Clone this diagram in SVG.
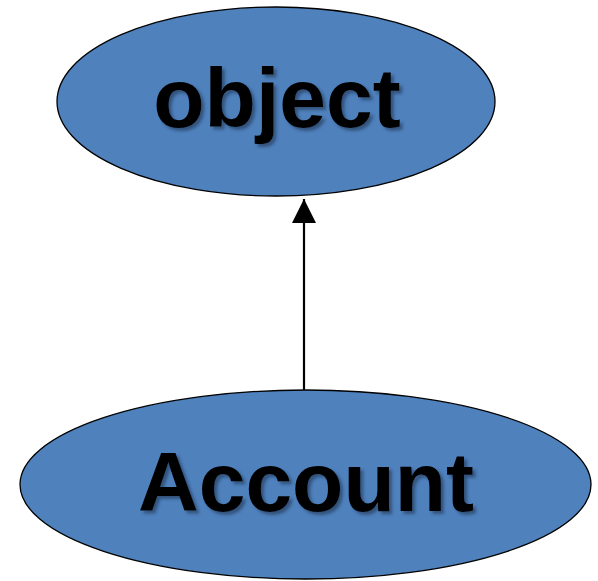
<svg xmlns="http://www.w3.org/2000/svg" width="598" height="581" viewBox="0 0 598 581">
<defs>
<style>
.node{fill:#4F81BD;stroke:#000;stroke-width:1.3}
.lbl{font-family:"Liberation Sans",Arial,sans-serif;font-weight:bold;font-size:84px;fill:#000;text-anchor:middle;filter:url(#sh)}
.edge{stroke:#000;stroke-width:2.2;fill:none}
</style>
<filter id="sh" x="-10%" y="-10%" width="130%" height="140%">
<feGaussianBlur in="SourceAlpha" stdDeviation="1.5"/>
<feOffset dx="3" dy="3" result="b"/>
<feFlood flood-color="#1f3550" flood-opacity="0.6"/>
<feComposite in2="b" operator="in"/>
<feMerge><feMergeNode/><feMergeNode in="SourceGraphic"/></feMerge>
</filter>
<marker id="arr" viewBox="0 0 24 24" markerWidth="24" markerHeight="24" refX="24" refY="12" markerUnits="userSpaceOnUse" orient="auto">
<path d="M0,0 L24,12 L0,24 Z" fill="#000"/>
</marker>
</defs>
<rect width="598" height="581" fill="#fff"/>
<g id="connectors">
<line class="edge" x1="304" y1="390" x2="304" y2="199" marker-end="url(#arr)"/>
</g>
<g id="object">
<ellipse class="node" cx="276" cy="101.5" rx="219" ry="94.5"/>
<text class="lbl" x="277" y="127">object</text>
</g>
<g id="Account">
<ellipse class="node" cx="305.5" cy="484.5" rx="285.5" ry="94.5"/>
<text class="lbl" x="306" y="511">Account</text>
</g>
</svg>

**OBJECTIVE**
Output each line exactly; omit every picture.

**COMPLETED EXERCISE**
Clone this diagram in SVG.
<svg xmlns="http://www.w3.org/2000/svg" width="598" height="581" viewBox="0 0 598 581">
<defs>
<style>
.node{fill:#4F81BD;stroke:#000;stroke-width:1.3}
.lbl{font-family:"Liberation Sans",Arial,sans-serif;font-weight:bold;font-size:84px;fill:#000;text-anchor:middle;filter:url(#sh)}
.edge{stroke:#000;stroke-width:2.2;fill:none}
</style>
<filter id="sh" x="-10%" y="-10%" width="130%" height="140%">
<feGaussianBlur in="SourceAlpha" stdDeviation="1.5"/>
<feOffset dx="3" dy="3" result="b"/>
<feFlood flood-color="#1f3550" flood-opacity="0.6"/>
<feComposite in2="b" operator="in"/>
<feMerge><feMergeNode/><feMergeNode in="SourceGraphic"/></feMerge>
</filter>
<marker id="arr" viewBox="0 0 24 24" markerWidth="24" markerHeight="24" refX="24" refY="12" markerUnits="userSpaceOnUse" orient="auto">
<path d="M0,0 L24,12 L0,24 Z" fill="#000"/>
</marker>
</defs>
<rect width="598" height="581" fill="#fff"/>
<g id="connectors">
<line class="edge" x1="304" y1="390" x2="304" y2="199" marker-end="url(#arr)"/>
</g>
<g id="object">
<ellipse class="node" cx="276" cy="101.5" rx="219" ry="94.5"/>
<text class="lbl" x="277" y="127">object</text>
</g>
<g id="Account">
<ellipse class="node" cx="305.5" cy="484.5" rx="285.5" ry="94.5"/>
<text class="lbl" x="306" y="511">Account</text>
</g>
</svg>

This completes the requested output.